# WORK TO DO
Copy every line of the records below that holds the word "chart".

# THE RECORDS

-----

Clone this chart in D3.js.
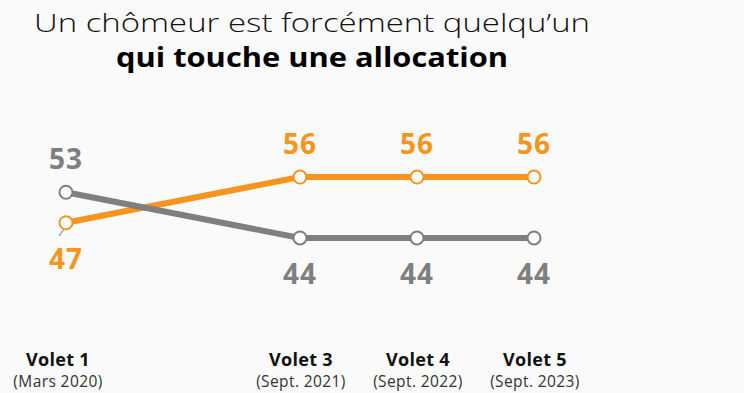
<!DOCTYPE html>
<html>
<head>
<meta charset="utf-8">
<script src="https://cdn.jsdelivr.net/npm/d3@7"></script>
<style>
  html, body { margin: 0; padding: 0; background: #fafafa; }
  svg { display: block; font-family: "Open Sans", "Noto Sans", sans-serif; }
</style>
</head>
<body>
<svg id="chart" width="744" height="393"></svg>
<script>
// Survey waves (Volet 2 did not ask the question, so it stays empty)
const waves = ["Volet 1", "Volet 2", "Volet 3", "Volet 4", "Volet 5"];
const waveDates = ["(Mars 2020)", "", "(Sept. 2021)", "(Sept. 2022)", "(Sept. 2023)"];
const waveLabels = ["Volet 1", "", "Volet 3", "Volet 4", "Volet 5"];

// Share of respondents (%), null where the wave has no answer
const orangeValues = [47, null, 56, 56, 56];
const grayValues = [53, null, 44, 44, 44];

const titleLines = ["Un chômeur est forcément quelqu’un", "qui touche une allocation"];

const orange = "#f7941d";
const gray = "#7f7f7f";

const svg = d3.select("#chart");

// Title
svg.append("text")
  .attr("x", 312).attr("y", 32)
  .attr("text-anchor", "middle")
  .attr("font-size", 26).attr("font-weight", 300).attr("fill", "#111")
  .attr("textLength", 556).attr("lengthAdjust", "spacingAndGlyphs")
  .text(titleLines[0]);
svg.append("text")
  .attr("x", 312).attr("y", 67)
  .attr("text-anchor", "middle")
  .attr("font-size", 26).attr("font-weight", 700).attr("fill", "#000")
  .attr("textLength", 392).attr("lengthAdjust", "spacingAndGlyphs")
  .text(titleLines[1]);

const x = d3.scalePoint().domain(waves).range([66, 534]);
const y = d3.scaleLinear().domain([40, 60]).range([258.3, 156.7]);

const series = [
  { name: "orange", color: orange, values: orangeValues, other: grayValues },
  { name: "gray", color: gray, values: grayValues, other: orangeValues }
];

const line = d3.line().x(d => x(d.wave)).y(d => y(d.value));

// Small leader tick beside the first orange point
svg.append("line")
  .attr("x1", x(waves[0]) - 1).attr("y1", y(orangeValues[0]) + 5)
  .attr("x2", x(waves[0]) - 7).attr("y2", y(orangeValues[0]) + 13)
  .attr("stroke", "#aaa").attr("stroke-width", 1.5);

series.forEach(s => {
  const pts = waves.map((w, i) => ({ wave: w, value: s.values[i], other: s.other[i] }))
    .filter(d => d.value != null);

  svg.append("path")
    .datum(pts)
    .attr("d", line)
    .attr("fill", "none")
    .attr("stroke", s.color)
    .attr("stroke-width", 6);

  const g = svg.append("g");
  g.selectAll("circle")
    .data(pts).join("circle")
    .attr("cx", d => x(d.wave)).attr("cy", d => y(d.value))
    .attr("r", 6.5)
    .attr("fill", "#fff")
    .attr("stroke", s.color).attr("stroke-width", 2);

  g.selectAll("text")
    .data(pts).join("text")
    .attr("x", d => x(d.wave))
    .attr("y", d => d.value > d.other ? y(d.value) - 23 : y(d.value) + 46)
    .attr("text-anchor", "middle")
    .attr("font-size", 28).attr("font-weight", 700)
    .attr("letter-spacing", 1)
    .attr("fill", s.color)
    .text(d => d.value);
});

// Wave labels along the bottom
const axis = svg.append("g");
axis.selectAll("text.wave")
  .data(waves).join("text")
  .attr("class", "wave")
  .attr("x", d => x(d)).attr("y", 366)
  .attr("dx", (d, i) => i === 0 ? -8 : 1)
  .attr("text-anchor", "middle")
  .attr("font-size", 18).attr("font-weight", 700).attr("fill", "#111")
  .attr("letter-spacing", 0.3)
  .text((d, i) => waveLabels[i]);
axis.selectAll("text.date")
  .data(waves).join("text")
  .attr("class", "date")
  .attr("x", d => x(d)).attr("y", 387)
  .attr("dx", (d, i) => i === 0 ? -8 : 1)
  .attr("text-anchor", "middle")
  .attr("font-size", 15.5).attr("fill", "#333")
  .attr("letter-spacing", 0.4)
  .text((d, i) => waveDates[i]);
</script>
</body>
</html>
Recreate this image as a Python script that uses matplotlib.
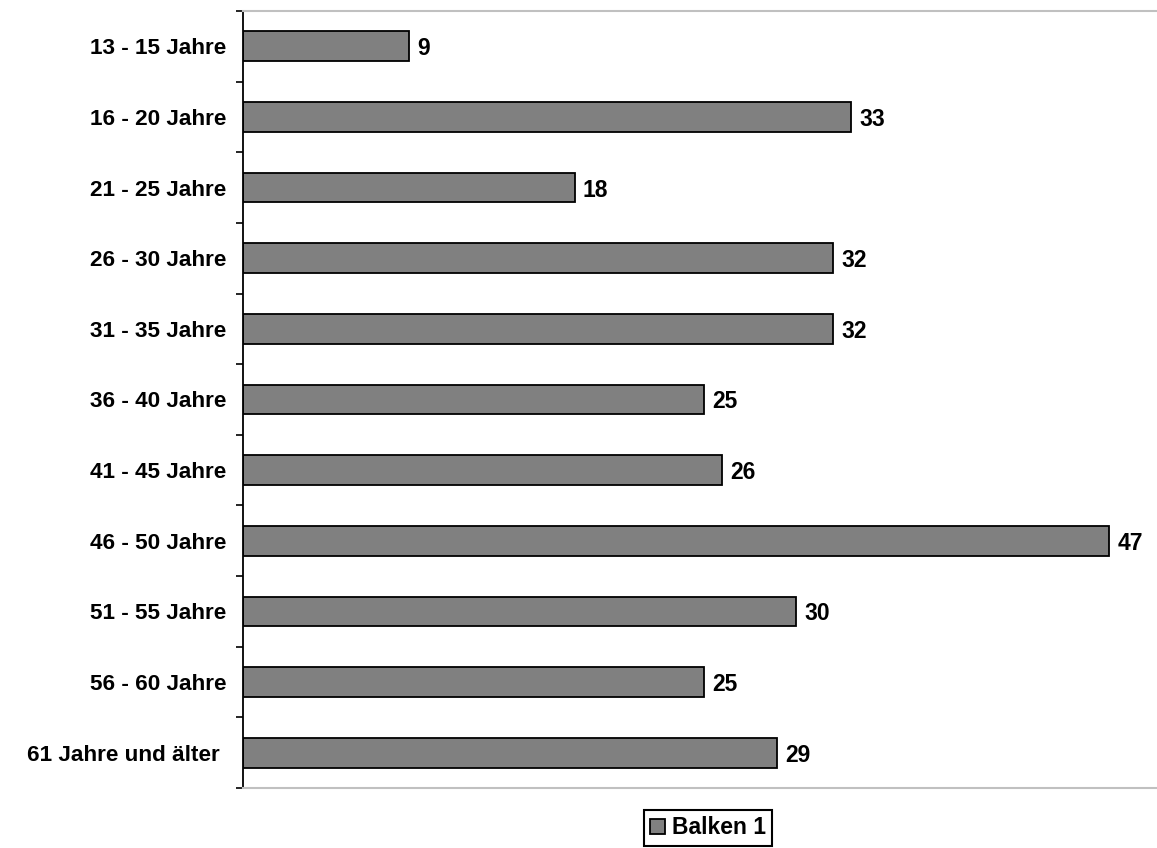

-----

# FINISHED ANSWER
Clone this chart in D3.js.
<svg id="chart" width="744" height="393"></svg>
const svg = d3.select("#chart");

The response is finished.